Senior SRE & Technology Support Lead - Applied AI/ML
Aumni
Assume a critical role in defining the future of a globally recognized firm and have a direct and significant effect in a realm tailored for top achievers in site reliability.
Job responsibilities
- Design, implement, and optimize SRE best practices for AI/ML infrastructure, focusing on reliability, scalability, security, and operational efficiency.
- Develop and maintain automated monitoring, alerting, and incident response systems.
- Manage day-to-day support issues, conduct root cause analysis, and drive continuous improvement to reduce repeat errors and enhance system stability.
- Demonstrates and champions site reliability culture and practices and exerts technical influence throughout your team
- Leads initiatives to improve the reliability and stability of your team’s applications and platforms using data-driven analytics to improve service levels
- Collaborates with team members to identify comprehensive service level indicators and stakeholders to establish reasonable service level objectives and error budgets with customers
- Demonstrates a high level of technical expertise within one or more technical domains and proactively identifies and solves technology-related bottlenecks in your areas of expertise
- Acts as the main point of contact during major incidents for your application and demonstrates the skills to identify and solve issues quickly to avoid financial losses
- Documents and shares knowledge within your organization via internal forums and communities of practice
Required qualifications, capabilities, and skills
- 5+ years in site reliability or infrastructure engineering roles.
- Deep expertise in AWS cloud services, infrastructure automation (Terraform, CloudFormation), and monitoring tools (Prometheus, Grafana, CloudWatch).
- Strong problem-solving, communication, and collaboration skills.
- Experience with CI/CD pipelines, operational stability, and risk management.
- Bachelor’s or Master’s degree in Computer Science, Engineering, or related field (or equivalent experience).
- Deep proficiency in reliability, scalability, performance, security, enterprise system architecture, toil reduction, and other site reliability best practices with the ability to implement these practices within an application or platform
- Fluency in at least one programming language such as (e.g., Python, Java etc.)
- Deep knowledge of software applications and technical processes with emerging depth in one or more technical disciplines
- Proficiency and experience in observability such as white and black box monitoring, SLO alerting, and telemetry collection using tools such as Grafana, Dynatrace, Prometheus, Datadog, Splunk, etc.
- Proficiency in continuous integration and continuous delivery tools (e.g., Jenkins, GitLab, Terraform, etc.)
- Experience with container and container orchestration (e.g., ECS, Kubernetes, Docker, etc.)

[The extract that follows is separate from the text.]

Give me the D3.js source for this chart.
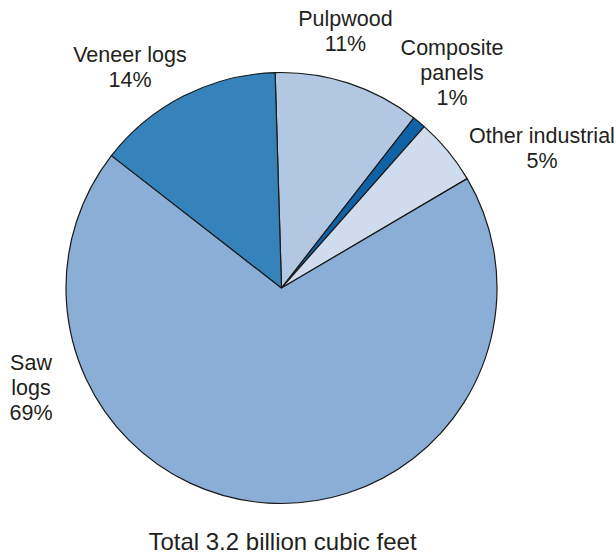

- Experience with troubleshooting common networking technologies and issues
- Drive to self-educate and evaluate new technology
- Advanced English skills
Please submit your resume in English
J.P. Morgan is a global leader in financial services, providing strategic advice and products to the world’s most prominent corporations, governments, wealthy individuals and institutional investors. Our first-class business in a first-class way approach to serving clients drives everything we do. We strive to build trusted, long-term partnerships to help our clients achieve their business objectives.

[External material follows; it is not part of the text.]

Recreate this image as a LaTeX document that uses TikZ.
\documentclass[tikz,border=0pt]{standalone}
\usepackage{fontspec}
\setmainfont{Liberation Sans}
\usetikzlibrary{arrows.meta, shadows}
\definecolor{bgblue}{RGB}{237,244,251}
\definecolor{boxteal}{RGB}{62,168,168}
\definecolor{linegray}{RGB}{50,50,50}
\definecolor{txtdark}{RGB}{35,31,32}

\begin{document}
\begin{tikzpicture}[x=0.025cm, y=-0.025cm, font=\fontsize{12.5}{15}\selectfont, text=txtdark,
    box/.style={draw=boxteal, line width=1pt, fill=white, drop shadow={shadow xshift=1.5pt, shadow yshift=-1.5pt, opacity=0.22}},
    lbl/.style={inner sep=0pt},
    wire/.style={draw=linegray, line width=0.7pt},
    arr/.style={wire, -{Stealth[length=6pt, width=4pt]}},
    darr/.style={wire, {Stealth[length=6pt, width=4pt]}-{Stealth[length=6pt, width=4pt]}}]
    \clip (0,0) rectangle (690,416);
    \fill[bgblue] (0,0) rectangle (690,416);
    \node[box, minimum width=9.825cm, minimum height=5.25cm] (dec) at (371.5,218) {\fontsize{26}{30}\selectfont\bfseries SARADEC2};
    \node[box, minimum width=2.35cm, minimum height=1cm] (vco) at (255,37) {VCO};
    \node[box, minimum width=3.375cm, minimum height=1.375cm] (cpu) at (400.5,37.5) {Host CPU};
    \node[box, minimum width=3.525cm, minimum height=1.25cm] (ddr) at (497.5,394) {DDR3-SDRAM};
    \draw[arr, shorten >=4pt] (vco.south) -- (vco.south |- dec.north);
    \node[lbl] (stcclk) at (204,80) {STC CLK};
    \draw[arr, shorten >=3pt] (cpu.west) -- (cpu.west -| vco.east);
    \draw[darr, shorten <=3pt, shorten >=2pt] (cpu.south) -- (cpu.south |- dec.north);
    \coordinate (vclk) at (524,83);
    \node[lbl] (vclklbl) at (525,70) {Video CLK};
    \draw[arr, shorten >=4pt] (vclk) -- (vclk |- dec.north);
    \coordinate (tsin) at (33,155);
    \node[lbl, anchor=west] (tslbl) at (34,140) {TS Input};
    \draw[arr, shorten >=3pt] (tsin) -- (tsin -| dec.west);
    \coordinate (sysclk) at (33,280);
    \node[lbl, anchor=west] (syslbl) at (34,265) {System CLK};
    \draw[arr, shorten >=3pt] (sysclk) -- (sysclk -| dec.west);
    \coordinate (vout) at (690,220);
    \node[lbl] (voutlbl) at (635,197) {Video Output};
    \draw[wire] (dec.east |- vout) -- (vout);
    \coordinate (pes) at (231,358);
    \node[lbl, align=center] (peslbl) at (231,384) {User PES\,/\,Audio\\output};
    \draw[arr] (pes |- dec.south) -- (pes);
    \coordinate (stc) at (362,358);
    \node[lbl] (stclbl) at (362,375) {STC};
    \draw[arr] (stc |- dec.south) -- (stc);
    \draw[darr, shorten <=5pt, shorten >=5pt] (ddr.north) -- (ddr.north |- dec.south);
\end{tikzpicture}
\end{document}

J.P. Morgan’s Commercial & Investment Bank is a global leader across banking, markets, securities services and payments. Corporations, governments and institutions throughout the world entrust us with their business in more than 100 countries. The Commercial & Investment Bank provides strategic advice, raises capital, manages risk and extends liquidity in markets around the world.
Lead the reliability and support of AI/ML infrastructure on AWS and on-prem, ensuring operational excellence and team development.